> _Work to be completed_
Copy exactly the lines from the start of the material through the line with "['2010', '2011', '2012', '2013', '2014', '2015', '2016'];". Pictures stay out of the copy.

> _Dataset excerpt_
━━━━

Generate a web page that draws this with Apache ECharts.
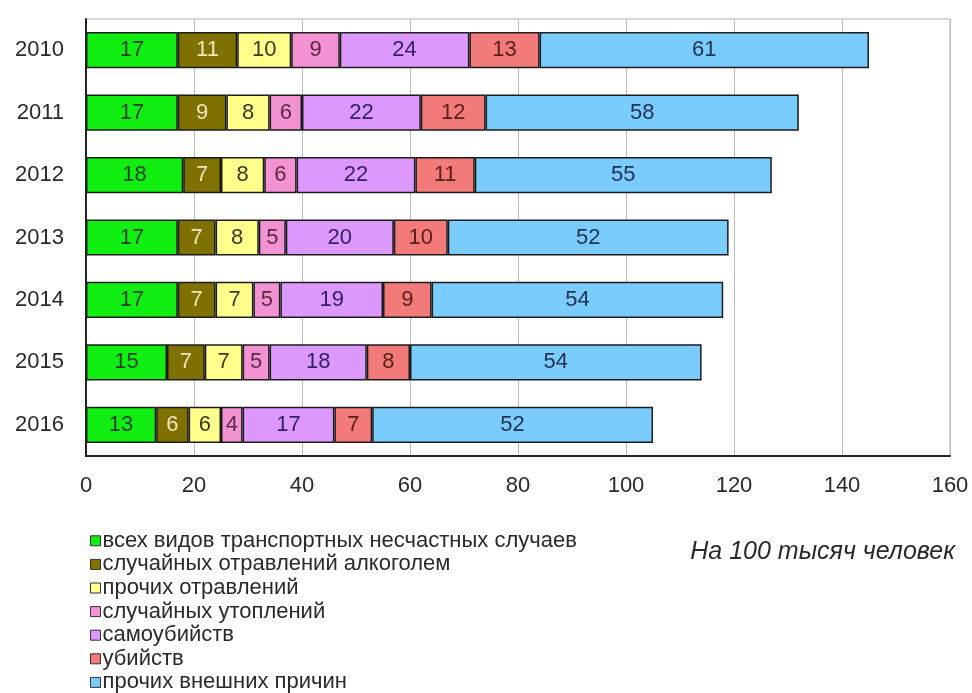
<!DOCTYPE html>
<html>
<head>
<meta charset="utf-8">
<script src="https://cdn.jsdelivr.net/npm/echarts@6/dist/echarts.min.js"></script>
<style>
  html, body { margin: 0; padding: 0; background: #fff; }
  #chart { width: 972px; height: 693px; }
</style>
</head>
<body>
<div id="chart"></div>
<script>
// Смертность от внешних причин, на 100 тысяч человек
const years = ['2010', '2011', '2012', '2013', '2014', '2015', '2016'];

const transport   = [17, 17, 18, 17, 17, 15, 13];
const alcohol     = [11, 9, 7, 7, 7, 7, 6];
const poisonOther = [10, 8, 8, 8, 7, 7, 6];
const drowning    = [9, 6, 6, 5, 5, 5, 4];
const suicide     = [24, 22, 22, 20, 19, 18, 17];
const homicide    = [13, 12, 11, 10, 9, 8, 7];
const otherCauses = [61, 58, 55, 52, 54, 54, 52];

const seriesNames = [
  'всех видов транспортных несчастных случаев',
  'случайных отравлений алкоголем',
  'прочих отравлений',
  'случайных утоплений',
  'самоубийств',
  'убийств',
  'прочих внешних причин'
];
const seriesData = [transport, alcohol, poisonOther, drowning, suicide, homicide, otherCauses];
const fillColors = ['#11ee11', '#7f7100', '#ffff8c', '#f292d2', '#dc98fc', '#f27a78', '#7accfc'];
const labelColors = ['#1f3f1f', '#efe6c0', '#3a3a20', '#5a2a45', '#352060', '#5a2020', '#1f3050'];

const xTicks = { min: 0, max: 160, interval: 20 };

const chart = echarts.init(document.getElementById('chart'), null, { renderer: 'canvas' });

const font = '"Liberation Sans", Arial, sans-serif';

chart.setOption({
  animation: false,
  backgroundColor: '#ffffff',
  textStyle: { fontFamily: font },
  grid: {
    left: 86, right: 22, top: 19, bottom: 237,
    show: true, borderColor: '#b0b0b0', borderWidth: 1
  },
  xAxis: {
    type: 'value',
    min: xTicks.min, max: xTicks.max, interval: xTicks.interval,
    axisLine: { show: true, lineStyle: { color: '#222', width: 2 } },
    axisTick: { show: false },
    splitLine: { show: true, lineStyle: { color: '#bdbdbd', width: 1 } },
    axisLabel: { color: '#2a2a2a', fontSize: 22, margin: 19, fontFamily: font }
  },
  yAxis: {
    type: 'category',
    data: years,
    inverse: true,
    axisLine: { show: true, lineStyle: { color: '#222', width: 2 } },
    axisTick: { show: false },
    splitLine: { show: false },
    axisLabel: { color: '#2a2a2a', fontSize: 22, margin: 22, fontFamily: font }
  },
  legend: {
    orient: 'vertical',
    left: 90, top: 529,
    height: 170,
    padding: 0,
    icon: 'rect',
    itemWidth: 10, itemHeight: 10,
    itemGap: 0,
    selectedMode: false,
    textStyle: { color: '#2a2a2a', fontSize: 22, lineHeight: 23.6, padding: [0, 0, 0, -3], fontFamily: font },
    itemStyle: { borderColor: '#333', borderWidth: 1 },
    data: seriesNames
  },
  graphic: [{
    type: 'text',
    right: 17, top: 540,
    style: {
      text: 'На 100 тысяч человек',
      font: 'italic 25px ' + font,
      fill: '#2a2a2a'
    }
  }],
  series: seriesNames.map((name, i) => ({
    name: name,
    type: 'bar',
    stack: 'total',
    barWidth: '58%',
    data: seriesData[i],
    itemStyle: { color: fillColors[i], borderColor: '#1c1c1c', borderWidth: 1.5 },
    label: {
      show: true,
      position: 'inside',
      color: labelColors[i],
      fontSize: 22,
      fontFamily: font
    }
  }))
});
</script>
</body>
</html>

━━━━

> _Completed exercise_
Generate a web page that draws this with Apache ECharts.
<!DOCTYPE html>
<html>
<head>
<meta charset="utf-8">
<script src="https://cdn.jsdelivr.net/npm/echarts@6/dist/echarts.min.js"></script>
<style>
  html, body { margin: 0; padding: 0; background: #fff; }
  #chart { width: 972px; height: 693px; }
</style>
</head>
<body>
<div id="chart"></div>
<script>
// Смертность от внешних причин, на 100 тысяч человек
const years = ['2010', '2011', '2012', '2013', '2014', '2015', '2016'];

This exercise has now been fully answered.